The associated costs of complying may not be as you expect.  Certification may initially appear to be more onerous for the manufacturer, and you might therefore expect that the cost of a compliant product may be more when the manufacturer has taken this route. For example, a supplier who has no certification or test evidence, would then need to use hardwood, which will significantly increase cost of the product.  Without test evidence or certification, the majority of Entrance and French Doors designed with panels couldn’t be purchased either, which would compromise the whole building design.

The consequences of getting it wrong

This is potentially the million dollar (or pound) question as a developer is likely to stand to lose a lot of money if caught out on this one.

We believe there are 3 main scenarios as follows:

Scenario 1
Initially, you could have windows installed into your building and then find that the Building Control Body is unwilling to sign them off without proper evidence.

What Happens
This may not happen at the outset, because as with all new regulations, it can take a while for enforcers to get up to speed. However, as the enforcement bodies get to grips with Approved Document Q, they are more likely to spot problems.

When this happens, you would be at best looking at a delay while the manufacturer proves that the product actually complies. If all goes well, they will book into a test laboratory, test their window, and it will pass.

This would involve lead times of up to 8 weeks to produce the windows or doors (which need to be to the exact specification to that fitted), another 6 weeks for the test slot to be available, followed by a lead time for the report to be written, which often takes a minimum of 6 weeks from the test date. It is likely that multiple products would need to be tested to cover all those supplied.

The question to ask yourself then is what the impact of a minimum 20 week delay would be on the building project?

Scenario 2

The window or door may not actually pass the test.  (Test labs would probably agree that they often don’t pass first time).

What Happens
You would then have to wait for the lab to be free again in order to re-test for a pass result.
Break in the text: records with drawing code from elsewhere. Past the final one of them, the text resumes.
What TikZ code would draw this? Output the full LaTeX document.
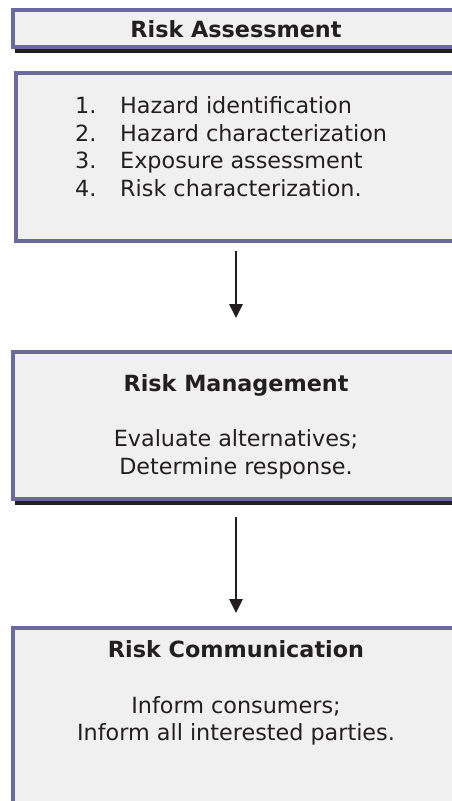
\documentclass[tikz,border=0pt]{standalone}
\usepackage{fontspec}
\setmainfont{DejaVu Sans}
\usetikzlibrary{arrows.meta}
\definecolor{boxfill}{HTML}{F0F0F0}
\definecolor{boxedge}{HTML}{6A6A9C}
\definecolor{ink}{HTML}{231F20}
\begin{document}
\begin{tikzpicture}[x=1pt,y=-1pt,
  panel/.style={fill=boxfill, draw=boxedge, line width=4pt, anchor=north west,
    inner sep=0pt, outer sep=0pt, minimum width=467pt},
  shade/.style={fill=ink, draw=none, anchor=north west, inner sep=0pt, outer sep=0pt},
  txt/.style={anchor=base, inner sep=0pt, text=ink, font=\fontsize{22.3}{27.8}\selectfont},
  hd/.style={txt, font=\fontsize{22.3}{27.8}\selectfont\bfseries},
  flow/.style={draw=ink, line width=2.7pt, -{Triangle[length=14pt,width=13pt]}}]
  \useasboundingbox (0,0) rectangle (452,801);

  % Risk Assessment title bar with drop shadow
  \node[shade, minimum width=469pt, minimum height=41pt] (s1) at (15,12) {};
  \node[panel, minimum height=37pt] (assess) at (13,10) {};
  \node[hd] (assesst) at (236,37.7) {Risk Assessment};

  % Assessment steps
  \node[panel, minimum height=167.7pt] (steps) at (16,73) {};
  \node[txt, anchor=base west] (n1) at (75,113.3) {1.};
  \node[txt, anchor=base west] (i1) at (120,113.3) {Hazard identification};
  \node[txt, anchor=base west] (n2) at (75,141.1) {2.};
  \node[txt, anchor=base west] (i2) at (120,141.1) {Hazard characterization};
  \node[txt, anchor=base west] (n3) at (75,168.9) {3.};
  \node[txt, anchor=base west] (i3) at (120,168.9) {Exposure assessment};
  \node[txt, anchor=base west] (n4) at (75,196.7) {4.};
  \node[txt, anchor=base west] (i4) at (120,196.7) {Risk characterization.};

  % Risk Management with drop shadow
  \node[shade, minimum width=469pt, minimum height=151pt] (s3) at (15,354) {};
  \node[panel, minimum height=147pt] (manage) at (13,352) {};
  \node[hd] (managet) at (236,391.7) {Risk Management};
  \node[txt] (m1) at (236,446.7) {Evaluate alternatives;};
  \node[txt] (m2) at (236,474.3) {Determine response.};

  % Risk Communication
  \node[panel, minimum height=200pt] (comm) at (13,628) {};
  \node[hd] (commt) at (236,657.7) {Risk Communication};
  \node[txt] (c1) at (236,713.3) {Inform consumers;};
  \node[txt] (c2) at (236,740.6) {Inform all interested parties.};

  % Flow between the stages
  \draw[flow, shorten <=10.3pt, shorten >=34pt] (steps.south -| assesst) -- (manage.north -| assesst);
  \draw[flow, shorten <=18pt, shorten >=15pt] (manage.south -| assesst) -- (comm.north -| assesst);
\end{tikzpicture}
\end{document}
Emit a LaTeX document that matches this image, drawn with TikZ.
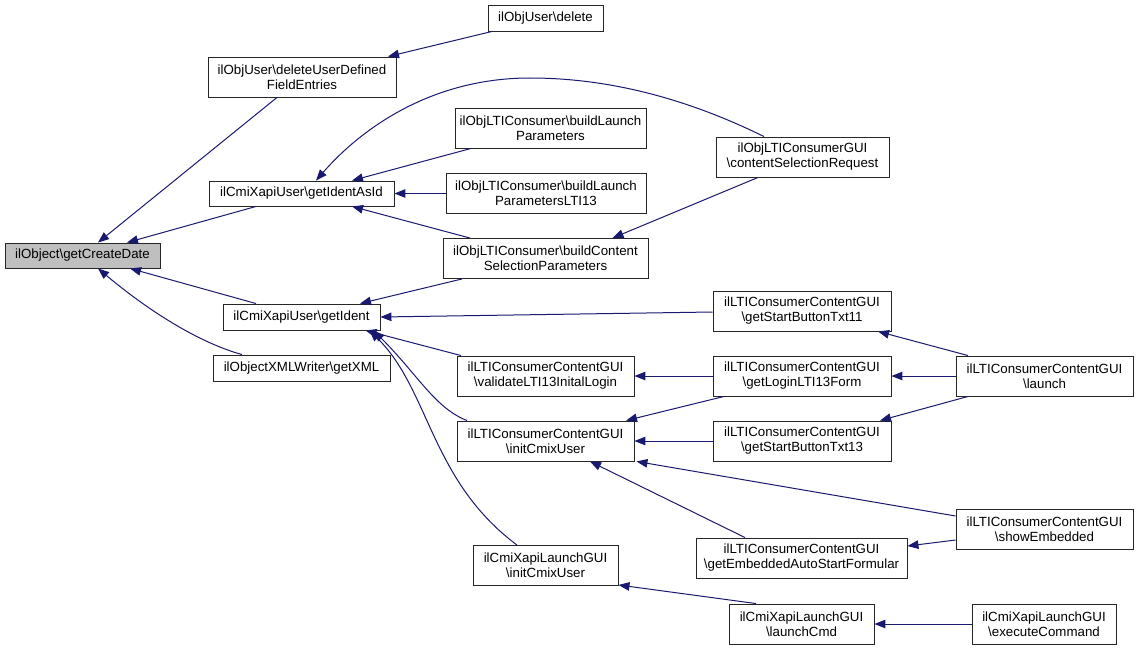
\documentclass[tikz,border=0pt]{standalone}
\usepackage{fontspec}
\setmainfont{Liberation Sans}
\usetikzlibrary{arrows.meta}
\newcommand\bsl{\textbackslash}
\definecolor{mblue}{RGB}{25,25,112}
\definecolor{boxgray}{RGB}{191,191,191}
\begin{document}
\begin{tikzpicture}[x=1pt,y=-1pt,
  box/.style={draw=black!85, fill=white, line width=0.9pt, inner sep=0pt, align=center,
    font=\fontsize{13.3}{15}\selectfont},
  edge/.style={draw=mblue, line width=1pt, -{Triangle[length=11pt,width=8.5pt]}}]
\useasboundingbox (0,0) rectangle (1139,650);
% nodes
\node[box, fill=boxgray, minimum width=155pt, minimum height=25pt] (gcd) at (82.5,255.5) {ilObject\bsl getCreateDate};
\node[box, minimum width=188pt, minimum height=40pt] (dud) at (302,77) {ilObjUser\bsl deleteUserDefined\\FieldEntries};
\node[box, minimum width=115pt, minimum height=26pt] (del) at (545.5,18) {ilObjUser\bsl delete};
\node[box, minimum width=185pt, minimum height=25pt] (gia) at (301.5,193.5) {ilCmiXapiUser\bsl getIdentAsId};
\node[box, minimum width=191pt, minimum height=40pt] (blp) at (550.5,128) {ilObjLTIConsumer\bsl buildLaunch\\Parameters};
\node[box, minimum width=200pt, minimum height=40pt] (blpt) at (546,193) {ilObjLTIConsumer\bsl buildLaunch\\ParametersLTI13};
\node[box, minimum width=173pt, minimum height=40pt] (csr) at (802.5,157) {ilObjLTIConsumerGUI\\\bsl contentSelectionRequest};
\node[box, minimum width=205pt, minimum height=40pt] (bcsp) at (545.5,258.5) {ilObjLTIConsumer\bsl buildContent\\SelectionParameters};
\node[box, minimum width=157pt, minimum height=26pt] (gi) at (301.5,317) {ilCmiXapiUser\bsl getIdent};
\node[box, minimum width=177pt, minimum height=26pt] (gxml) at (301.5,368) {ilObjectXMLWriter\bsl getXML};
\node[box, minimum width=178pt, minimum height=40pt] (sbe) at (802,311) {ilLTIConsumerContentGUI\\\bsl getStartButtonTxt11};
\node[box, minimum width=177pt, minimum height=40pt] (val) at (545.5,376) {ilLTIConsumerContentGUI\\\bsl validateLTI13InitalLogin};
\node[box, minimum width=178pt, minimum height=40pt] (login) at (802,376) {ilLTIConsumerContentGUI\\\bsl getLoginLTI13Form};
\node[box, minimum width=177pt, minimum height=40pt] (icu) at (545.5,441) {ilLTIConsumerContentGUI\\\bsl initCmixUser};
\node[box, minimum width=178pt, minimum height=40pt] (sbt) at (802,441) {ilLTIConsumerContentGUI\\\bsl getStartButtonTxt13};
\node[box, minimum width=177pt, minimum height=40pt] (launch) at (1044.5,376) {ilLTIConsumerContentGUI\\\bsl launch};
\node[box, minimum width=177pt, minimum height=40pt] (show) at (1044.5,529) {ilLTIConsumerContentGUI\\\bsl showEmbedded};
\node[box, minimum width=211pt, minimum height=40pt] (gea) at (801.5,558) {ilLTIConsumerContentGUI\\\bsl getEmbeddedAutoStartFormular};
\node[box, minimum width=145pt, minimum height=40pt] (xicu) at (545.5,565.5) {ilCmiXapiLaunchGUI\\\bsl initCmixUser};
\node[box, minimum width=145pt, minimum height=40pt] (lcmd) at (801.5,624) {ilCmiXapiLaunchGUI\\\bsl launchCmd};
\node[box, minimum width=144pt, minimum height=40pt] (exec) at (1044,624) {ilCmiXapiLaunchGUI\\\bsl executeCommand};
% edges
\draw[edge] ([xshift=-25pt]dud.south) -- ([xshift=15.5pt]gcd.north);
\draw[edge] ([xshift=-45.5pt]gia.south) -- ([xshift=44.5pt]gcd.north);
\draw[edge] ([xshift=-45.5pt]gi.north) -- ([xshift=47.5pt]gcd.south);
\draw[edge] ([xshift=-59.5pt]gxml.north) .. controls (200,343) and (150,312) .. ([xshift=15.5pt]gcd.south);
\draw[edge] ([xshift=-53.5pt]del.south) -- ([xshift=86pt]dud.north);
\draw[edge] ([xshift=-38.5pt]csr.north) .. controls (700,105) and (620,78) .. (530,78)
   .. controls (430,78) and (360,130) .. ([xshift=14.5pt]gia.north);
\draw[edge] ([xshift=-79.5pt]blp.south) -- ([xshift=50.5pt]gia.north);
\draw[edge] ([yshift=-0.5pt]blpt.west) -- (gia.east);
\draw[edge] ([xshift=-75.5pt]bcsp.north) -- ([xshift=50.5pt]gia.south);
\draw[edge] ([xshift=-44.5pt]csr.south) -- ([xshift=67pt]bcsp.north);
\draw[edge] ([xshift=-83.5pt]bcsp.south) -- ([xshift=58.5pt]gi.north);
\draw[edge] ([yshift=-1pt]sbe.west) -- (gi.east);
\draw[edge] ([xshift=-84.5pt]val.north) -- ([xshift=64pt]gi.south);
\draw[edge] ([xshift=-78.5pt]icu.north) .. controls (435,408) and (418,375) .. ([xshift=72pt]gi.south);
\draw[edge] ([xshift=-28.5pt]xicu.north) .. controls (430,480) and (430,390) .. ([xshift=68pt]gi.south);
\draw[edge] (login.west) -- (val.east);
\draw[edge] ([xshift=-76.5pt]launch.north) -- ([xshift=76pt]sbe.south);
\draw[edge] (launch.west) -- (login.east);
\draw[edge] ([xshift=-76.5pt]launch.south) -- ([xshift=78pt]sbt.north);
\draw[edge] ([xshift=-78pt]login.south) -- ([xshift=80.5pt]icu.north);
\draw[edge] (sbt.west) -- (icu.east);
\draw[edge] ([yshift=13pt]show.west) -- ([xshift=2pt]icu.south east);
\draw[edge] ([xshift=-56.5pt]gea.north) -- ([xshift=44.5pt]icu.south);
\draw[edge] ([yshift=-11pt]show.west) -- ([yshift=12pt]gea.east);
\draw[edge] ([xshift=-45.5pt]lcmd.north) -- ([yshift=1pt]xicu.south east);
\draw[edge] (exec.west) -- (lcmd.east);
\end{tikzpicture}
\end{document}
This may take several attempts before a positive result has been achieved. Once presented with the new test, the enforcement body should check that the tested specification is the same as that installed in the building.

Because some redesign was required to pass the test, it won’t be the same so all of the installed windows and doors would need to be either re-worked or replaced.

Scenario 3
What happens in the situation where non-compliance with the regulation is not spotted before the building is signed off?

What Happens
There is a possibility that an opportunist burglar(s) subsequently finds that they can easily enter the houses on an estate.

If an insurance company finds out that the building is in a possible breach of the Building Regulations they may refuse to pay out to the client. It isn’t difficult to remove a window and put it through the test, so it is possible that the insurance company may request this to prove, beyond doubt, that the window or door is in breach of the Building Regulations. Once that has been proven, the insurance company will only need to work out who to put their losses on to, with the developer being the first likely port of call.

As well as potentially costing huge sums of money, all of the above scenarios, plus that non compliant product could also be reported to building control, are likely to cause reputational damage to the developer.

What are the likely further developments with Approved Document Q?

We understand that work is in progress to include windows in Appendix B. However, in order to facilitate this without testing and certification, it is likely that the specification required will have similar restrictions to that outlined for doorsets. This is unlikely therefore to be a viable alternative to testing and certification.

The Approved Document currently only applies to new dwellings. However existing dwellings are equally at risk from attack and it isn’t difficult to imagine the regulations rapidly evolving to the point where eventually it covers extensions and replacement windows and doors. There isn’t really an option to ignore this regulation, so you might as well deal with it now.